2.1. Partner will link its site to areas within Publisher's site using special URLs. Partner may post as many links to the URLs and the rest of Publisher's site as it likes. The position, prominence and nature of links on the Partner's site shall comply with any requirements specified by the Publisher, but otherwise will be in the discretion of Partner.

2.2. Partner agrees not to make any representations, warranties or other statements concerning Publisher, Publisher's site, any of Publisher's products or services, or Publisher's site policies, except as expressly authorized by this agreement.

2.3. Partner is responsible for notifying Publisher of any malfunctioning of the URLs or other problems with Partner's participation in the agreement. Publisher will respond promptly to all concerns upon notification by Partner.

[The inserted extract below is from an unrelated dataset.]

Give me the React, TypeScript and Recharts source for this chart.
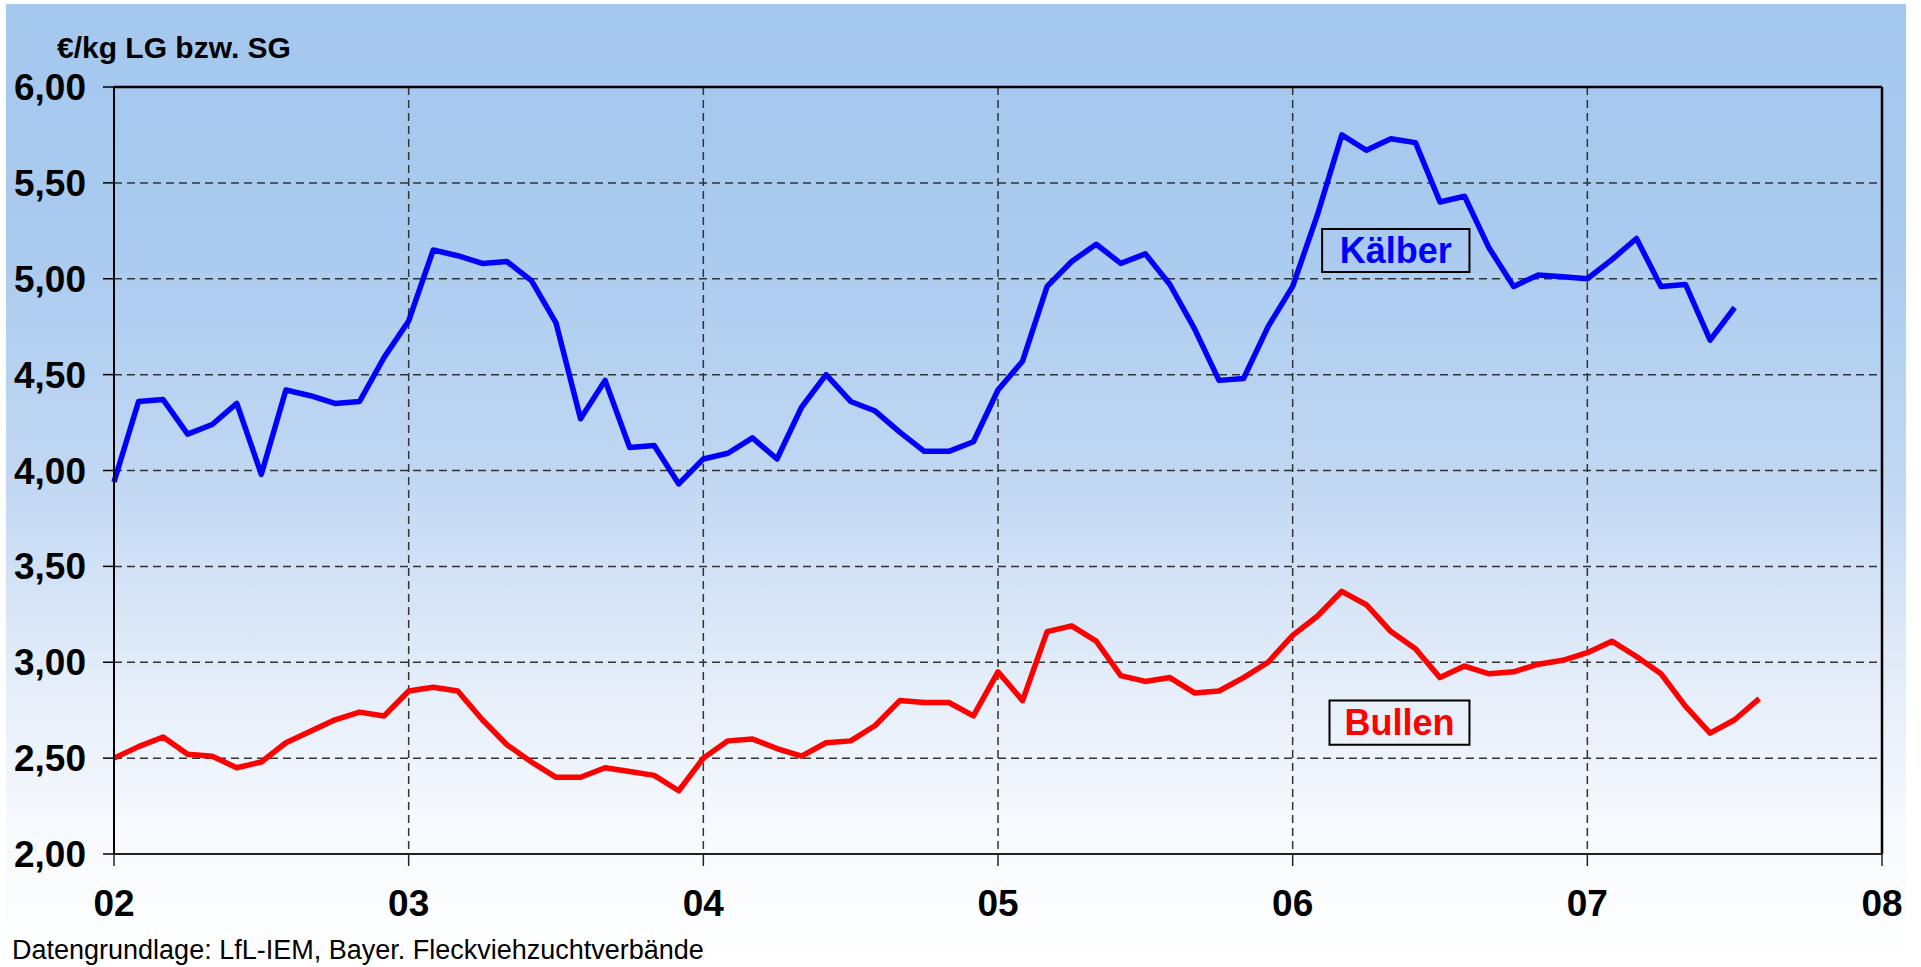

2.4. Partner agrees not to bid on the following Publisher-branded terms and trademarks in pay-per-click search engines or any other form of keyword-based advertising:

  1. lww.com or lww com
  2. lww or LWW
  3. Lippincott Williams and Wilkins
  4. Lippincott
  5. Wolters Kluwer
  6. Wolters Kluwer Health

Not complying with our keyword policies may result in termination of your affiliation with Lippincott Williams & Wilkins and LWW.com and forfeiture of your unpaid commissions. You can bid on any other keywords and phrases that are related to our website and products.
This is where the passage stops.